Huge tailbacks snaked along six-lane expressways after up to 254 millimeters of rain -- about two years' worth -- fell on the desert United Arab Emirates on Tuesday.
At least one person was killed after a 70-year-old man was swept away in his car in Ras Al-Khaimah, one of the country's seven emirates, police said.
Passengers were warned not to come to Dubai airport, the world's busiest by international traffic, "unless absolutely necessary", an official said.
"Flights continue to be delayed and diverted... We are working hard to recover operations as quickly as possible in very challenging conditions," a Dubai Airports spokesperson said.

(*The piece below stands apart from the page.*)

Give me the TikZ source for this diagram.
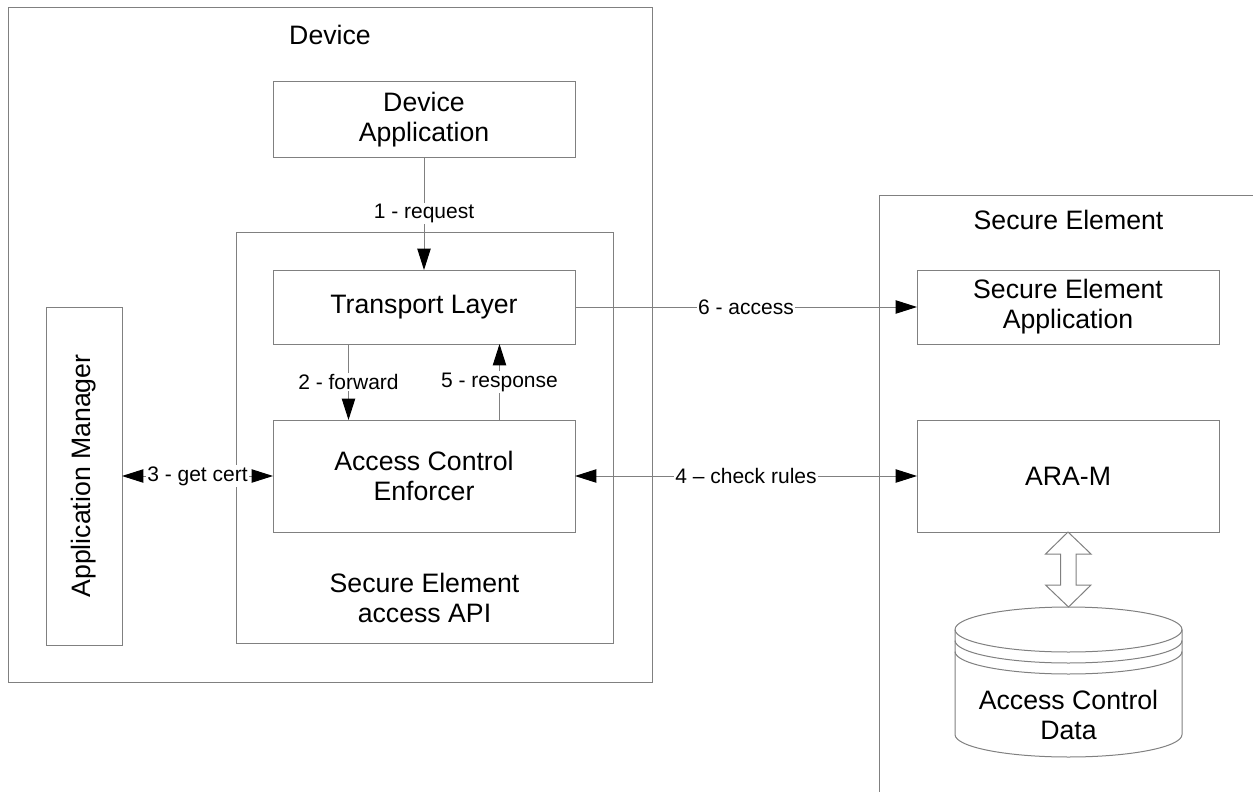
\documentclass[tikz,border=0pt]{standalone}
\usepackage{fontspec}
\setmainfont{Liberation Sans}
\usetikzlibrary{positioning,calc,arrows.meta}

\begin{document}
\begin{tikzpicture}[x=0.75pt,y=-0.75pt,node distance=2mm]
	\tikzset{
		mybox/.style={rectangle, draw=black!50, line width=.75pt, minimum width=226.5pt, inner sep=0pt, outer sep=0pt, align=center, font=\fontsize{20}{22.5}\selectfont},
		mygroup/.style={rectangle, draw=black!50, line width=.75pt, inner sep=0pt, outer sep=0pt},
		myline/.style={draw=black!50, line width=.75pt},
		mytitle/.style={align=center, font=\fontsize{20}{22.5}\selectfont},
		myarrow/.style={->, draw=black!50, line width=.75pt},
		myarrow1/.style={<->, draw=black!50, line width=.75pt},
		mylabel/.style={fill=white, inner sep=1pt, text=black, font=\fontsize{15.75}{18}\selectfont},
		>={Triangle[length=16pt,width=10pt,color=black]}
	}
	\useasboundingbox (0,0) rectangle (1253,792);
	\clip (0,0) rectangle (1253,792);

	% groups
	\node[mygroup, minimum width=483pt, minimum height=505.5pt] (device) at (330,345) {};
	\node[mytitle] (devicetitle) at (330,35) {Device};
	\node[mygroup, minimum width=282.75pt, minimum height=308.25pt] (api) at (424.5,437.5) {};
	\node[mytitle] (apititle) at (424.5,598) {Secure Element\\access API};
	\node[mygroup, minimum width=450pt, minimum height=600pt, anchor=north west] (se) at (879,195) {};
	\node[mytitle] (setitle) at (1068.5,220) {Secure Element};

	% boxes
	\node[mybox, minimum height=56.25pt] (devapp) at (424,119.5) {Device\\Application};
	\node[mybox, minimum height=55.5pt, below=84.75pt of devapp] (transport) {Transport Layer};
	\node[mybox, minimum height=84pt, below=57pt of transport] (ace) {Access Control\\Enforcer};
	\node[mybox, minimum height=55.5pt, right=256.5pt of transport] (seapp) {Secure Element\\Application};
	\node[mybox, minimum height=84pt, right=256.5pt of ace] (aram) {ARA-M};
	\node[mybox, minimum width=57pt, minimum height=253.5pt, left=113.25pt of ace] (appmgr) {\rotatebox{90}{Application Manager}};

	% data store
	\draw[myline, fill=white] (955,629.5) -- (955,734.5) arc[start angle=180, end angle=360, x radius=85.125pt, y radius=16.875pt] -- (1182,629.5) arc[start angle=0, end angle=180, x radius=85.125pt, y radius=16.875pt] -- cycle;
	\foreach \dy in {0,11,22}
		\draw[myline] (955,629.5+\dy) arc[start angle=180, end angle=360, x radius=85.125pt, y radius=16.875pt];
	\node[mytitle] (acdata) at (1068.5,715) {Access Control\\Data};
	\coordinate (dbtop) at (1068.5,607);
	\draw[myline] (aram.south) -- ++(23,22) -- ++(-15,0) -- ++(0,31) -- ++(15,0) -- (dbtop) -- ++(-23,-22) -- ++(15,0) -- ++(0,-31) -- ++(-15,0) -- cycle;

	\draw[myarrow] (devapp) -- (transport) node[midway, mylabel] {1 - request};
	\draw[myarrow] ($(transport.south west)!.25!(transport.south east)$) -- ($(ace.north west)!.25!(ace.north east)$) node[midway, mylabel] {2 - forward};
	\draw[myarrow] ($(ace.north west)!.75!(ace.north east)$) -- ($(transport.south west)!.75!(transport.south east)$) node[midway, mylabel] {5 - response};
	\draw[myarrow1] (appmgr) -- (ace) node[midway, mylabel] {3 - get cert};
	\draw[myarrow1] (ace) -- (aram) node[midway, mylabel] {4 – check rules};
	\draw[myarrow] (transport) -- (seapp) node[midway, mylabel] {6 - access};
\end{tikzpicture}
\end{document}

Dubai's flagship Emirates airline cancelled all check-ins on Wednesday as staff and passengers struggled to arrive and leave, with access roads flooded and some metro services suspended.
At the airport, long taxi queues formed and delayed passengers milled around. Scores of flights were also delayed, cancelled and diverted during Tuesday's torrential rain.
The storms hit the UAE and Bahrain overnight Monday and on Tuesday after lashing Oman, where 18 people were killed, including several children.
Climatologist Friederike Otto, a specialist in assessing the role of climate change on extreme weather events, told AFP it was "high likely" that global warming had worsened the storms.
Official media said it was the highest rainfall since records began in 1949, before the formation of the UAE in 1971.